La capacité à prononcer les sons "F" et "V" pourrait avoir évolué avec la fermeté de notre alimentation
Lorsque les humains ont inventé l’agriculture, le monde changea à jamais. Grâce à un approvisionnement alimentaire régulier et prévisible, les humains étaient libres de diversifier leur travail et leurs activités, ouvrant ainsi la voie à la civilisation telle que nous la connaissons. En cultivant des céréales et en élevant du bétail, notre alimentation a également changé. Cela a modifié la structure de notre visage et réduit l’usure dentaire. Maintenant, une nouvelle étude estime que ces changements biomécaniques ont peut-être permis aux humains de produire de nouveaux sons tels que « v » et « f ». En d’autres termes, le langage a également changé avec l’alimentation.
Il y a des milliers de langues et de dialectes qui sont encore parlés aujourd’hui, bien que la plupart n’aient plus qu’une poignée de locuteurs survivants. Non seulement les langues sont généralement incompréhensibles entre elles, mais elles peuvent aussi être radicalement différentes dans la manière dont les sons qui transmettent le sens sont produits. C’est pourquoi la plupart des chercheurs croient que la machinerie biologique pour la production de la parole humaine est demeurée en grande partie inchangée depuis l’apparition des humains il y a des centaines de milliers d’années.
Une nouvelle étude suggère cependant que la langue est plus malléable par l’influence culturelle, dans ce cas-ci l’agriculture, qu’on ne le pensait auparavant. En 1985, le célèbre linguiste Charles Hocket affirmait que les chasseurs-cueilleurs auraient eu du mal à prononcer les sons « f » et « v », que les linguistes appellent les consonnes labio-dentales, à cause de la structure de leur mâchoire. Avant l’avènement de l’agriculture, les humains, comme la plupart des autres primates, avaient des dents alignées bord à bord avec la mâchoire en raison de leur régime alimentaire ferme. Lorsque les humains ont commencé à manger des aliments plus mous comme le fromage, l’usure dentaire est devenue moins prononcée et, par conséquent, de plus en plus de personnes ont gardé une supraclusion (recouvrement des incisives inférieures par les incisives supérieures) à l’âge adulte.
Comme pour l’image d’entête, la différence entre une occlusion paléolithique bord à bord (à gauche) et une supraclusion moderne (à droite). (Tímea Bodogán)
Steven Moran et ses collègues de l’université de Zurich (UZH) ont mis la théorie de Hocket à l’épreuve en effectuant une analyse statistique complexe de preuves interdisciplinaires en linguistique, anthropologie et phonétique. Un modèle informatique biomécanique qui imite la parole humaine a montré que le fait d’avoir une supraclusion permet aux humains de produire des sons « f » et « v » en utilisant 29% moins d’énergie que dans une configuration bord à bord.
Selon M. Moran :
En Europe, nos données suggèrent que l’utilisation des consonnes labio-dentales n’a augmenté de façon spectaculaire qu’au cours des deux derniers millénaires, en corrélation avec l’essor des technologies de transformation des aliments comme la mouture industrielle. L’influence des conditions biologiques sur le développement des sons a jusqu’ici été sous-estimée.

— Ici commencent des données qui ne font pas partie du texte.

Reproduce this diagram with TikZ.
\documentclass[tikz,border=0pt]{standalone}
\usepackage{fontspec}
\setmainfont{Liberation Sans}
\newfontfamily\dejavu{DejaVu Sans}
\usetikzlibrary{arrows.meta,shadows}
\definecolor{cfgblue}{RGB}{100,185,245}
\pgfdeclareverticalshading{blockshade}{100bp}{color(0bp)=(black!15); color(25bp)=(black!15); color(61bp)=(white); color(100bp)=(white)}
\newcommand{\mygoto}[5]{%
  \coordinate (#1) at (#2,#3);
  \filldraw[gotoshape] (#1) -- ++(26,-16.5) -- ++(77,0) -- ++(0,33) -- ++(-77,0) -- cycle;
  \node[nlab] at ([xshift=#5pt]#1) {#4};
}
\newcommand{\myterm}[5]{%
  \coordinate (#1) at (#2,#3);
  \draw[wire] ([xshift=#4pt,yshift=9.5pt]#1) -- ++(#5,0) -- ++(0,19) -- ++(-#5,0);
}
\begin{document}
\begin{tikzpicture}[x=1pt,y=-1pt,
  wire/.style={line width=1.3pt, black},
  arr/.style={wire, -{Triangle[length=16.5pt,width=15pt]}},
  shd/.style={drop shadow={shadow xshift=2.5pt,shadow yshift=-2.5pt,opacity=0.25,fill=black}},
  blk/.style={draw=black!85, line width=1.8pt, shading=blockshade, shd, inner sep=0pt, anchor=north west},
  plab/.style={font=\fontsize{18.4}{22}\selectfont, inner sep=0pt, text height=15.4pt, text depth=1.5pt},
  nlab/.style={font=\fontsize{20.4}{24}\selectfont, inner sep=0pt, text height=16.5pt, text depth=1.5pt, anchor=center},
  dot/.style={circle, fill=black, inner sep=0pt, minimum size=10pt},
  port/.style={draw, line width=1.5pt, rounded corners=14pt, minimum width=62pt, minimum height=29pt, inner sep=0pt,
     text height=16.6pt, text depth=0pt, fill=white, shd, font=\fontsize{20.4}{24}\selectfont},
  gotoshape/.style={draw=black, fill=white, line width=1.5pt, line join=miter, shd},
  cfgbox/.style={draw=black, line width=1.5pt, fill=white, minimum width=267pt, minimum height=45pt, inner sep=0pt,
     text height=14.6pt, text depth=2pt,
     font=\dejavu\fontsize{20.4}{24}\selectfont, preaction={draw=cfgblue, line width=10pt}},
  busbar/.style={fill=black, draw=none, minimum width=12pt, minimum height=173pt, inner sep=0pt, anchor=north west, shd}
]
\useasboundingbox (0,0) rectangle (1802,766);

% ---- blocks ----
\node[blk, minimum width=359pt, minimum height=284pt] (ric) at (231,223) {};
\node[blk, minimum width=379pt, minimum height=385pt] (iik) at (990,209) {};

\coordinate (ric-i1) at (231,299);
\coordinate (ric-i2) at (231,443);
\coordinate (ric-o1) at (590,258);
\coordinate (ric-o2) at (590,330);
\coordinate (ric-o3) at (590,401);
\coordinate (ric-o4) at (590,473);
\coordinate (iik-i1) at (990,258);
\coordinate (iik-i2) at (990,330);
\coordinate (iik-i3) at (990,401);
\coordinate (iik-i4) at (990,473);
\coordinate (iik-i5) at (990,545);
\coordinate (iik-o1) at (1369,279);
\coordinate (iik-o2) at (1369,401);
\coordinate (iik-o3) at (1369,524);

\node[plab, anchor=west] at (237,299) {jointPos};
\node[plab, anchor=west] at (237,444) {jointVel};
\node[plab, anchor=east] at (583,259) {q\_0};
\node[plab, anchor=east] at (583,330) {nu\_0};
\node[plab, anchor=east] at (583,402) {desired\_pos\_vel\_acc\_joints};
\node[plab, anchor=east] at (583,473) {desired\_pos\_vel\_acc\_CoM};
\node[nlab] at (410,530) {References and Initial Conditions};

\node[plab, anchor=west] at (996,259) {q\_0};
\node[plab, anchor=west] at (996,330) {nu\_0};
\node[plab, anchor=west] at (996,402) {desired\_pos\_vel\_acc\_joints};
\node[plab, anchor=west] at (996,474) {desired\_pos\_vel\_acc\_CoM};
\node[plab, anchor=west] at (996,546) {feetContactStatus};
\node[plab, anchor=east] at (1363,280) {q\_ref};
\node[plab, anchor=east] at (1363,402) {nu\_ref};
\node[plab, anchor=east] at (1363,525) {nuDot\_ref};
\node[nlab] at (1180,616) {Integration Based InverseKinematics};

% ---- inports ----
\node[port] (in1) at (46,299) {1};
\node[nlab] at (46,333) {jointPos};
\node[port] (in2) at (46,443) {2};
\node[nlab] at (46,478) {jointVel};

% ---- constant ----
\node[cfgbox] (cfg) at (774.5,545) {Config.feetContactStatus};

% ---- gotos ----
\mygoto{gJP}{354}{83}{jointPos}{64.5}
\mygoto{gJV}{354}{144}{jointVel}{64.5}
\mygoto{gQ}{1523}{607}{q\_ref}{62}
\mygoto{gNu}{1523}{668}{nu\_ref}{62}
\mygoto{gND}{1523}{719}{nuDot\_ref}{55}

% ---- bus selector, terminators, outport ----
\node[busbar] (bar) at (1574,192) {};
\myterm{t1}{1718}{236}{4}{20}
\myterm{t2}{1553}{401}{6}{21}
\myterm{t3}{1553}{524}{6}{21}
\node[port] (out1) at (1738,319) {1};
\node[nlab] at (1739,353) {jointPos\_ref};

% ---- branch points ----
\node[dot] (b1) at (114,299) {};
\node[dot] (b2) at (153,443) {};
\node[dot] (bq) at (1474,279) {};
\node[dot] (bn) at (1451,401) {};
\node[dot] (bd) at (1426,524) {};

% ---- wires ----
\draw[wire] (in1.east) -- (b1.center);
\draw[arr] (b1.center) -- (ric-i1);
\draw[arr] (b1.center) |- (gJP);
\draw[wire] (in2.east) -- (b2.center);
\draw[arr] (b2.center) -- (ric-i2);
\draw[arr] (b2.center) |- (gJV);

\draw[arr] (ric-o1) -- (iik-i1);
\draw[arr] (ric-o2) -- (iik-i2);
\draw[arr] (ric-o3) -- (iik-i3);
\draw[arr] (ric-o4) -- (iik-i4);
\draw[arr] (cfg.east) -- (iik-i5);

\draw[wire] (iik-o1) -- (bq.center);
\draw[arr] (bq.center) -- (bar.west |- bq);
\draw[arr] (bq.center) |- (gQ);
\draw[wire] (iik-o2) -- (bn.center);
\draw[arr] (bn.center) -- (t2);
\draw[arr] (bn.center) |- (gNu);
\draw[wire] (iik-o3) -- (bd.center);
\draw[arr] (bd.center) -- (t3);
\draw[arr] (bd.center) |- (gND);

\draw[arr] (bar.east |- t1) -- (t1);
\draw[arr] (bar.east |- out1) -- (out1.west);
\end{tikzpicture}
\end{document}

Les conclusions sont convaincantes, mais ce n’est certainement pas le dernier mot à ce sujet. Les organes de la parole humaine n’utilisent pas beaucoup d’énergie à la base, pas par rapport au mouvement, par exemple. Si la dépense énergétique avait joué un rôle très important, les sons difficiles de la parole auraient été progressivement éliminés. Mais ce n’est pas le cas, car de nombreuses langues utilisent des sons complexes, comme les clics dans certaines langues natives d’Afrique australe.
Mais les auteurs affirment que bien que les probabilités de générer accidentellement des consonnes labio-dentales soient faibles, au fil des générations, ces sons ont pu être incorporés dans le langage et d’avoir une supraclusion due à l’alimentation aide à améliorer ces chances. À l’avenir, les chercheurs pensent que leur méthode pourra être utilisée pour reconstituer comment les anciennes langues écrites étaient parlées à haute voix.
Selon Balthasar Bickel, chef de projet et professeur à l’UZH :
Nos résultats mettent en lumière les liens de causalité complexes entre les pratiques culturelles, la biologie humaine et le langage. Ils remettent aussi en question le postulat commun selon lequel, quand il s’agit de langue, le passé sonne comme le présent.
L’étude publiée dans Science : Human sound systems are shaped by post-Neolithic changes in bite configuration.